More than the computer monitor or the television, the cel phone has the screen that grabs the most eyeball time, being in view or in use up to 80 percent of the time. That's why the cel phone is the destination of choice for all kinds of multimedia content, including music. (That's also why Bill Gates is pushing hard to cut deals to get Microsoft operating systems to run cel phones.)
Just as advanced cel phones have become the PDA of choice for many users, you'll see the cel phone taking on the tasks of an MP3 player. The only thing keeping it from happening now are some techical issues. Mainly it's that cel phone makers are loath to trade battery life and the talk time revenue it provides them for the power you need to store and play lots of music from your phone -- a function that does not generate revenue.

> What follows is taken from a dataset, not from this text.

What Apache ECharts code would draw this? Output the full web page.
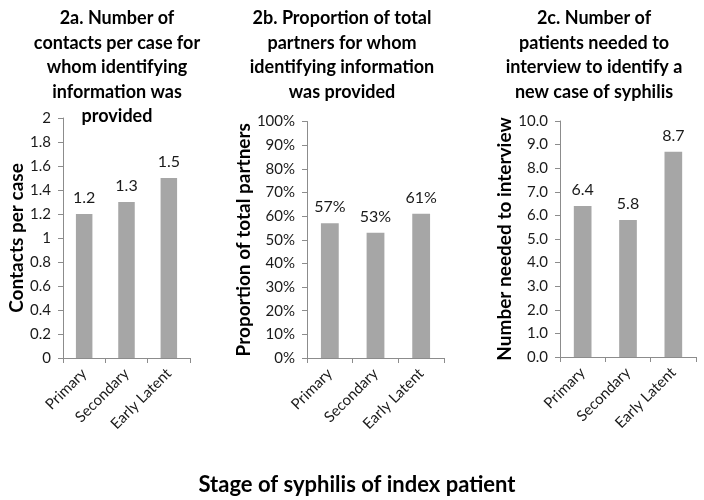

But you can count on the R&D folks to solve those technical issues soon enough. And then it becomes a revenue stream for cel phone makers. Imagine having the iTunes Store available on a cel phone with the music storage capacity and playback quality of an iPod. It's a vision dancing in the heads of folks at Sprint, Cingular, Verizon Wireless, et al.
The news is not that an iPod or any MP3 player can now do some of what a camera cel phone can do, but that the cel phone will soon be able to do all that MP3 player can do. When that day comes, where do you think Elisha will keep her pictures of Corky AND her music?
From the NY Times July 7, 2005 -- "Music To Your Cellphone" about the current crop of cellphones that can play music:
Farther down the road are phones with built-in hard disks, which can carry larger collections of music. Nokia's N91, with a 4-gigabyte hard disk, is not likely to be available in the United States until 2006, a Nokia spokesman said. And Samsung's SGH-i300, with a 3-gigabyte disk, a scroll wheel for navigation and the Windows Mobile 5.0 operating system, is expected to be available in Europe soon; it is not yet clear if it will be offered in the United States.
Other music ventures are under way. A Motorola phone announced last year and expected to feature a mobile version of iTunes, Apple's music software, is due for release this summer, according to Motorola.
Napster announced plans with Ericsson, a supplier of technology to wireless operators, to offer a Napster service on the operators' networks. The service is expected to be available within a year and work with a variety of handsets.
I would be thrilled to have a device about the size of an Apple iPod mini that would do all these things. The Wall Street Journal's Walter Mossberg has been trying these do-all cel phones this year, and his tests show the devices are clever, but so far, pretty slow. I find proof enough of this when I try to buy a ring tone through my Nokia from the "Media Mall." It takes a geek's patience to wait for the menus to load, and a lot of trial and error to figure out how to proceed through the interface. The Samsung phone Abby owns was even slower and balkier.
And how long can it be before Windows Mobile has to be protected from a new crop of mobile viruses? I'd feel better if a cel phone had its own odd operating system. Hmmm, the Mac OS?
Cel phones to play music will have to get as simple as an iPod and as fast before they'll take off. Then there's the battery issue. Early iPods had such bad battery results that Apple had to pay each of us early owners $25 cash to make a class action suit go away. The iPod can last for days on a single charge, but not if you jam around from song to song. It's pushing those hard disks from sector to sector that discharges the batteries. Play a songlist straight through and you use less power.